The global smartphone industry is heading toward its sharpest annual contraction on record, as a severe shortage of memory chips, intensified by the ongoing U.S.-Iran conflict and the AI infrastructure race, disrupts production and threatens the economics of low-cost mobile devices.
According to Counterpoint Research, global smartphone shipments are now expected to fall 13.9% in 2026 to approximately 1.08 billion units, a steeper decline than the 12.4% contraction the firm projected earlier this year. If realized, the drop would mark one of the most significant setbacks for the industry since smartphones became a mainstream consumer technology.
The downturn highlights a growing consequence of the artificial intelligence boom. As semiconductor manufacturers redirect capacity toward higher-margin AI processors, memory chips, and other components essential for smartphones have become increasingly scarce. The imbalance is creating winners and losers across the technology sector, with AI infrastructure suppliers benefiting while consumer electronics makers face mounting pressure.
At the heart of the problem is a global memory chip shortage that industry analysts describe as the most severe supply-side disruption the smartphone market has encountered in years. Major cloud computing companies and AI developers are spending hundreds of billions of dollars on data centers, servers, and advanced AI systems, creating unprecedented demand for semiconductors.
That demand has encouraged chipmakers to prioritize AI-related products, which command significantly higher margins than components used in budget smartphones.
Counterpoint analyst Wang Yang said the impact is being felt most heavily in the low- and mid-tier segments of the market.
“Smartphone makers in the low and mid-tier are caught between cost increases they cannot absorb and consumers with limited spending power,” Wang said.
“The question is no longer how to grow shipments or market share, but whether to remain in the market at all.”
The pressure is already becoming visible in pricing. Global smartphone wholesale prices rose 14% during the first quarter, even as shipments fell 3.1% year-on-year. Analysts expect prices to continue climbing as manufacturers exhaust inventories accumulated before the latest supply crunch.
Some entry-level smartphones priced below $150 could disappear altogether, as rising component costs make such devices increasingly uneconomical to manufacture.
The development carries significant implications for emerging markets across Africa, Asia, and Latin America, where low-cost smartphones remain the primary gateway to digital services, mobile banking, e-commerce, and internet access. A sustained reduction in the availability of affordable devices could slow smartphone adoption rates in several high-growth regions.
The crisis also exposes a broader transformation occurring within the semiconductor industry. For decades, smartphones were among the most important drivers of chip demand.
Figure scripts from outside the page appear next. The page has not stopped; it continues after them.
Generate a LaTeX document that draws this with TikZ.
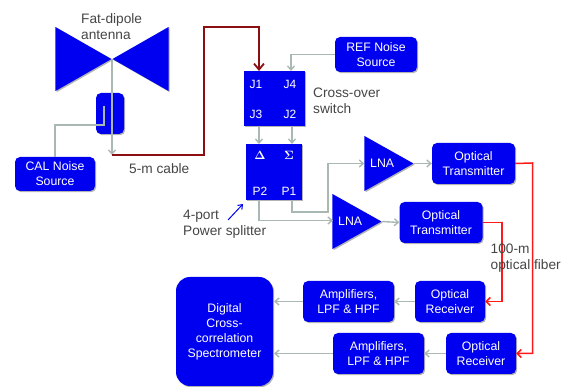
\documentclass[tikz,border=0pt]{standalone}
\usepackage{fontspec}
\setmainfont{Liberation Sans}
\usetikzlibrary{arrows.meta,shadows,shapes.geometric}

\definecolor{blockblue}{HTML}{0000F0}
\definecolor{wiregray}{HTML}{A9B8B0}
\definecolor{cablered}{HTML}{8B0F12}
\definecolor{fiberred}{HTML}{FF1A1A}
\definecolor{notegray}{HTML}{454545}

\tikzset{
  blockshadow/.style={drop shadow={shadow xshift=1.2pt,shadow yshift=-1.2pt,fill=gray,opacity=0.6}},
  blockbox/.style={rectangle,rounded corners=5pt,fill=blockblue,text=white,align=center,
    inner sep=0pt,blockshadow,font=\fontsize{12.3}{15}\selectfont},
  squarebox/.style={blockbox,rounded corners=0pt},
  ampbox/.style={blockbox,minimum width=91pt,minimum height=41pt},
  rxbox/.style={blockbox,minimum width=70pt,minimum height=41pt},
  txbox/.style={blockbox,minimum width=83pt,minimum height=41pt},
  bowtie/.style={isosceles triangle,isosceles triangle stretches,fill=blockblue,inner sep=0pt,
    minimum height=56pt,minimum width=64pt,anchor=apex,blockshadow},
  lnabox/.style={isosceles triangle,isosceles triangle stretches,fill=blockblue,text=white,inner sep=0pt,
    minimum height=49pt,minimum width=55pt,anchor=apex,blockshadow,font=\fontsize{12.3}{15}\selectfont},
  portlabel/.style={text=white,inner sep=0pt,font=\fontsize{12}{14}\selectfont},
  mathlabel/.style={portlabel,font=\fontsize{12}{14}\selectfont\boldmath},
  note/.style={text=notegray,align=left,inner sep=0pt,font=\fontsize{13.7}{16.5}\selectfont},
  wire/.style={draw=wiregray,line width=1.4pt,-{Straight Barb[length=4pt,width=7pt]}},
  plainwire/.style={draw=wiregray,line width=1.4pt},
  cable/.style={draw=cablered,line width=1.8pt,-{Straight Barb[length=6pt,width=10pt]}},
  fiber/.style={draw=fiberred,line width=1.5pt,-{Straight Barb[length=4pt,width=8pt]}},
}

\begin{document}
\begin{tikzpicture}[x=1pt,y=-1pt]
  \useasboundingbox (0,0) rectangle (566,387);

  % antenna and CAL source
  \node[bowtie] (dipoleleft) at (112,59) {};
  \node[bowtie,shape border rotate=180] (dipoleright) at (112,59) {};
  \node[blockbox] (coupler) at (110,113.5) [minimum width=28pt,minimum height=41pt] {};
  \node[blockbox,minimum width=80pt,minimum height=34pt] (cal) at (55,174) {CAL Noise\\Source};
  \coordinate (couplerin) at (104,106);
  \coordinate (couplerbend) at (104,125);
  \coordinate (cablestart) at (112,155);
  \draw[plainwire] (couplerin) -- (couplerbend) -| (cal.north);
  \draw[wire] (dipoleleft.apex) -- (cablestart);
  \node[note,anchor=west] (antennanote) at (81,26.5) {Fat-dipole\\antenna};
  \node[note,anchor=west] (cablenote) at (129,169) {5-m cable};

  % switch
  \node[squarebox,minimum width=61pt,minimum height=55pt] (xswitch) at (274,98.5) {};
  \node[portlabel] (jone) at (256,84) {J1};
  \node[portlabel] (jfour) at (290,84) {J4};
  \node[portlabel] (jthree) at (256,114) {J3};
  \node[portlabel] (jtwo) at (290,114) {J2};
  \node[note,anchor=west] (switchnote) at (313,101) {Cross-over\\switch};
  \node[blockbox,minimum width=82pt,minimum height=35pt] (ref) at (376,54.5) {REF Noise\\Source};
  \coordinate (jonein) at (259,71);
  \coordinate (jfourin) at (291,71);
  \coordinate (cableup) at (204,27);
  \draw[cable] (cablestart) -| (cableup) -| (jonein);
  \draw[wire] (ref.west) -| (jfourin);

  % splitter
  \node[squarebox,minimum width=56pt,minimum height=56pt] (splitter) at (274,172) {};
  \node[mathlabel] (delta) at (260,155) {$\Delta$};
  \node[mathlabel] (sigma) at (289,155) {$\Sigma$};
  \node[portlabel] (ptwo) at (260,191) {P2};
  \node[portlabel] (pone) at (289,191) {P1};
  \node[note,anchor=west] (splitternote) at (183,224) {4-port\\Power splitter};
  \coordinate (jthreeout) at (259,126);
  \coordinate (jtwoout) at (292,126);
  \coordinate (deltain) at (259,144);
  \coordinate (sigmain) at (292,144);
  \draw[wire] (jthreeout) -- (deltain);
  \draw[wire] (jtwoout) -- (sigmain);
  \coordinate (notearrowa) at (228,220);
  \coordinate (notearrowb) at (243,204);
  \draw[draw=blockblue,line width=1pt,-{Straight Barb[length=4pt,width=6pt]}] (notearrowa) -- (notearrowb);

  % LNA and transmitters
  \node[lnabox] (lnaa) at (414,163.5) {LNA};
  \node[lnabox] (lnab) at (382,221.5) {LNA};
  \node[txbox] (txa) at (473.5,163.5) {Optical\\Transmitter};
  \node[txbox] (txb) at (441,222.5) {Optical\\Transmitter};
  \coordinate (poneout) at (292,200);
  \coordinate (ptwoout) at (259,200);
  \coordinate (bendup) at (328,212);
  \coordinate (ptwobend) at (259,220.5);
  \coordinate (lnabin) at (333,220.5);
  \draw[wire] (poneout) |- (bendup) |- (lnaa.west);
  \draw[wire] (ptwoout) -- (ptwobend) -- (lnabin);
  \draw[wire] (lnaa.apex) -- (txa.west);
  \draw[wire] (lnab.apex) -- (txb.west);

  % receivers
  \node[rxbox] (rxa) at (450,301.5) {Optical\\Receiver};
  \node[rxbox] (rxb) at (481,353.5) {Optical\\Receiver};
  \node[ampbox] (ampa) at (348.5,301.5) {Amplifiers,\\LPF \& HPF};
  \node[ampbox] (ampb) at (378.5,353.5) {Amplifiers,\\LPF \& HPF};
  \node[blockbox,rounded corners=14pt,minimum width=97pt,minimum height=109pt] (dcs) at (224.5,331.5)
    {Digital\\Cross-\\correlation\\Spectrometer};
  \coordinate (dcsa) at (274,301.5);
  \coordinate (dcsb) at (274,353.5);
  \draw[wire] (rxa.west) -- (ampa.east);
  \draw[wire] (rxb.west) -- (ampb.east);
  \draw[wire] (ampa.west) -- (dcsa);
  \draw[wire] (ampb.west) -- (dcsb);

  % fibers
  \coordinate (fiberb) at (502,222);
  \coordinate (fibera) at (532.5,163);
  \draw[fiber] (txa.east) -- (fibera) |- (rxb.east);
  \draw[fiber] (txb.east) -| (fiberb) |- (rxa.east);
  \node[note,anchor=west] (fibernote) at (490.5,258) {100-m\\optical fiber};
\end{tikzpicture}
\end{document}
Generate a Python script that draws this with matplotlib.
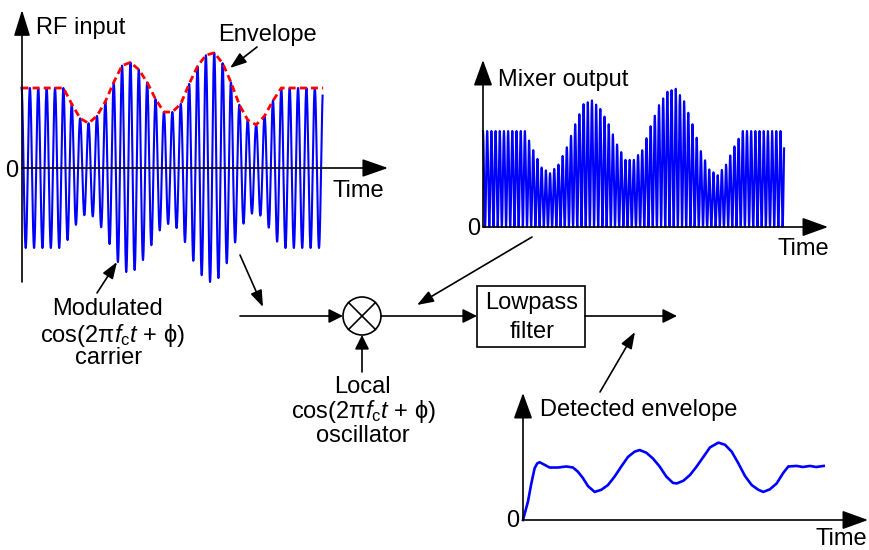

Today, AI servers and data centers are increasingly dictating investment decisions across the semiconductor supply chain.
Industry executives from companies including Nvidia, AMD, Intel, and Foxconn have repeatedly highlighted surging AI-related demand this year. Global cloud providers are projected to spend more than $700 billion on AI infrastructure in 2026, with some forecasts suggesting annual capital expenditure could approach $1 trillion in the coming years.
As a result, smartphone manufacturers are finding themselves in direct competition with some of the world’s largest technology companies for access to critical components.
While the broader market struggles, premium smartphone makers are proving more resilient.
Apple continues to benefit from strong demand among higher-income consumers willing to pay for flagship devices. The company reported record revenue during the first quarter, driven in part by upgrades to its iPhone 17 lineup.
Counterpoint expects Apple’s smartphone shipments to remain largely unchanged this year before returning to growth in 2027. Strong profit margins and relatively stable access to components place the company in a stronger position than many competitors.
Apple could also emerge from the downturn with increased market share as smaller rivals struggle to secure supply.
Samsung Electronics appears similarly well-positioned. Counterpoint forecasts only a 4% decline in Samsung shipments this year, significantly outperforming the broader market. The South Korean giant benefits from its extensive semiconductor operations, diversified supply chain, and strong presence across both premium and mid-range segments. Stable component availability has allowed Samsung to maintain production volumes even as competitors face mounting disruptions.
The outlook is far more challenging for brands focused on lower-priced devices.
Transsion Holdings, whose brands dominate several African markets and are heavily concentrated in smartphones priced below $150, is projected to experience a 32% decline in shipments this year.
Counterpoint also forecasts steep declines for Xiaomi and Honor, with shipments expected to fall 28% and 20%, respectively.
The diverging fortunes illustrate how the smartphone industry is increasingly splitting into two distinct markets. Premium brands with stronger pricing power, established ecosystems, and greater supply-chain influence are weathering the storm. Budget-focused manufacturers, meanwhile, face shrinking margins, rising costs, and growing uncertainty about future production capacity.
Beyond 2026, the industry’s trajectory may depend largely on whether memory chip supply improves and geopolitical tensions ease. If AI-related demand continues accelerating while semiconductor capacity remains constrained, the smartphone market could face a prolonged period of slower growth, higher prices, and deeper consolidation.